We want to understand how fast the binary search on answer technique finds the correct answer.

How does the number of steps grow when the search range gets bigger?

Analyze the time complexity of the following code snippet.

int binarySearchOnAnswer(int low, int high) {
    while (low <= high) {
        int mid = low + (high - low) / 2;
        if (check(mid)) {
            high = mid - 1;
        } else {
            low = mid + 1;
        }
    }
    return low;
}
    

This code tries to find the smallest value that satisfies a condition by repeatedly checking the middle of the current range.

Identify the loops, recursion, array traversals that repeat.

• Primary operation: The while loop that halves the search range each time.
• How many times: About log₂ of the size of the search range.

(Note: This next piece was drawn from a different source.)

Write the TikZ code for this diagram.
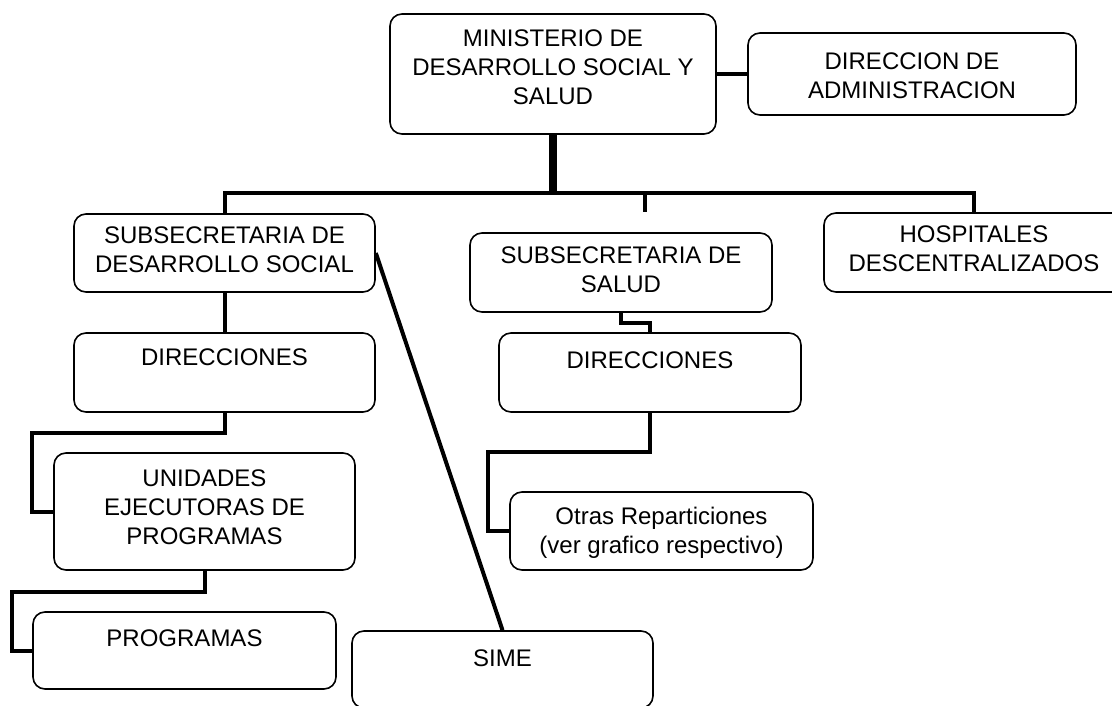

Each step cuts the search range roughly in half, so the number of steps grows slowly as the range grows.

Input Size (n)	Approx. Operations
10	About 4 steps
100	About 7 steps
1000	About 10 steps

Pattern observation: Doubling the input size adds only one extra step.

Time Complexity: O(log n)

This means the number of steps grows slowly, making the search very efficient even for large ranges.

[X] Wrong: "The binary search on answer takes linear time because it checks many values."

[OK] Correct: It does not check every value; it smartly halves the search range each time, reducing steps drastically.

Understanding this technique shows you can solve problems efficiently by narrowing down answers quickly, a skill valued in many coding challenges.

"What if the check function takes linear time itself? How would that affect the overall time complexity?"